With a ‘true’ flatbed printer, the substrate is held stationary on a vacuum table while the printhead carriage and gantry move over and across it.
There are also disadvantages, however, to hybrid machines. The motion of the media can result in the misfeeding or skewing of the image, so the operator may need to intervene. Also, belt-drive systems or pinch rollers may leave marks on the print—and often require the drive system to be cleaned between prints to remove any excess ink.
Further, hybrid presses can only print on relatively light rigid media, with at least one 90-degree angle, because a corner is required to start feeding the material through the printer. Unless a customized jig is added to hold pieces in position, a hybrid press will be poor at printing on non-square or otherwise irregularly shaped items, heavy substrates and materials with an uneven surface, such as framed canvas or plywood.
True flatbed
A true flatbed printer, on the other hand, holds the substrate stationary on a vacuum table while the printing system—including the printhead carriage and gantry—moves over and across it, for the duration of the print cycle. The process is similar to screenprinting and helps ensure there is no unintentional movement of the media.

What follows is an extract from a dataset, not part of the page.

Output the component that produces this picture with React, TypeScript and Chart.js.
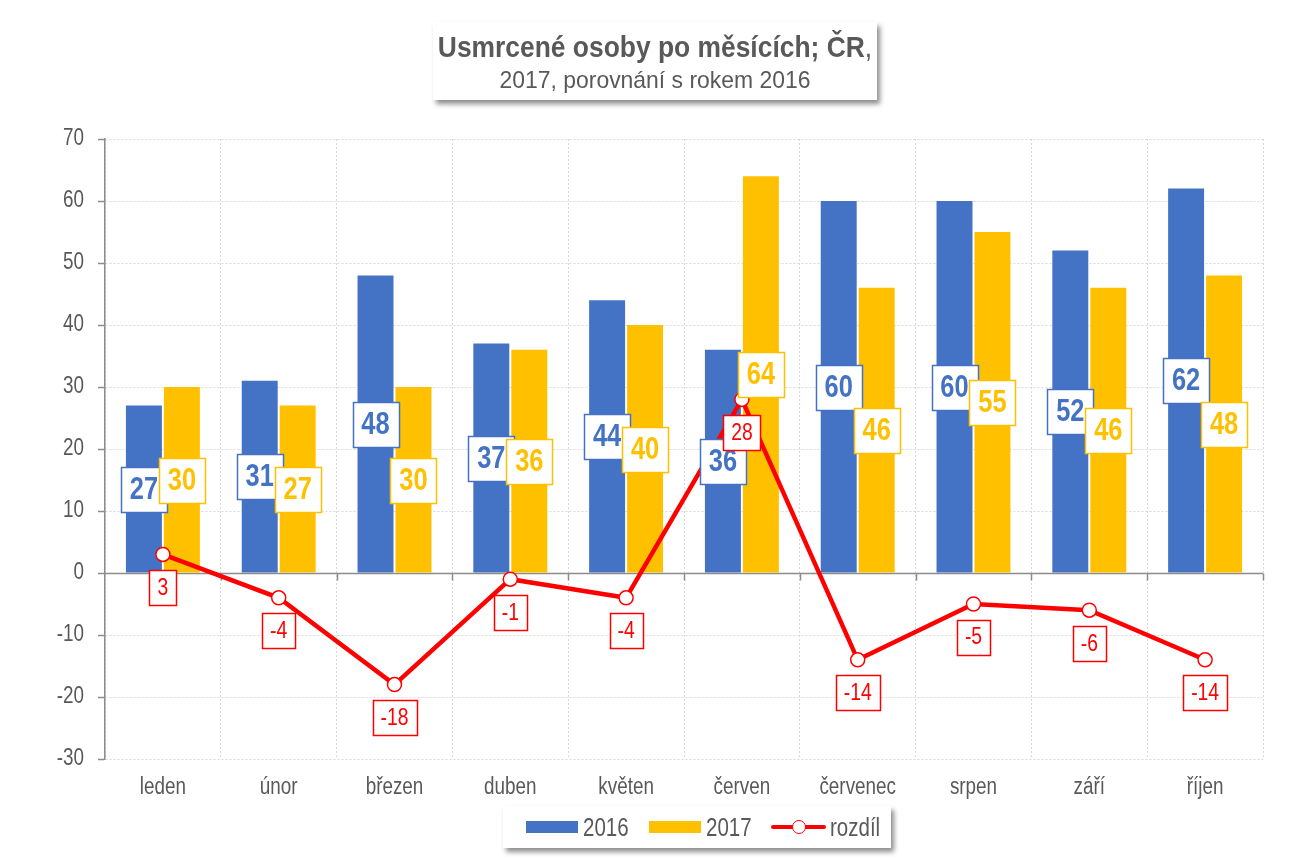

With the media held stationary through physical registration, print quality can be better optimized. Productivity is also increased through accurate, repeatable, bidirectional alignment of the piezoelectric printheads. And edge-to-edge (i.e. ‘full bleed’) printing can help reduce finishing time, as no further trimming or cutting will be required.
Double-sided prints can be handled with sufficient registration and large displays can be tiled across several boards in perfect alignment, for subsequent assembly with no discernible gaps due to skewing.
Further, multiple boards can be simultaneously printed when placed on the same vacuum table. This is particularly beneficial when producing large quantities of small signs, such as point-of-purchase (POP) graphics.
Printhead technologies In the past, inkjet printhead manufacturers developed six-colour technology, comprising cyan, light cyan, magenta, light magenta, yellow and key/black (CcMmYK) inks. Also known as ‘super-
CMYK,’ this ink set substitutes the lighter hues in a graphic’s highlights and quarter-tones.
This technique of tonal substitution was developed to address the inherent visual graininess of large-droplet, fixed-dot inkjet printing. The addition of the lighter colours helped create smoother, less grainy quarter- and mid-tones and gradients. Though expensive and complicated, this method became a standard over time for inkjet printers from nearly all manufacturers.
Later, progress in piezoelectric inkjet technology allowed manufacturers to start using greyscale printheads instead, which could create variable dots by jetting ink droplets in variable sizes. Rather than follow the super-CMYK model, these printheads achieve sharp images with smooth gradients by placing smaller droplets closer together, while jetting larger droplets elsewhere to create uniform, solid colours. By varying droplet sizes, digitally printed images can approach photographic quality.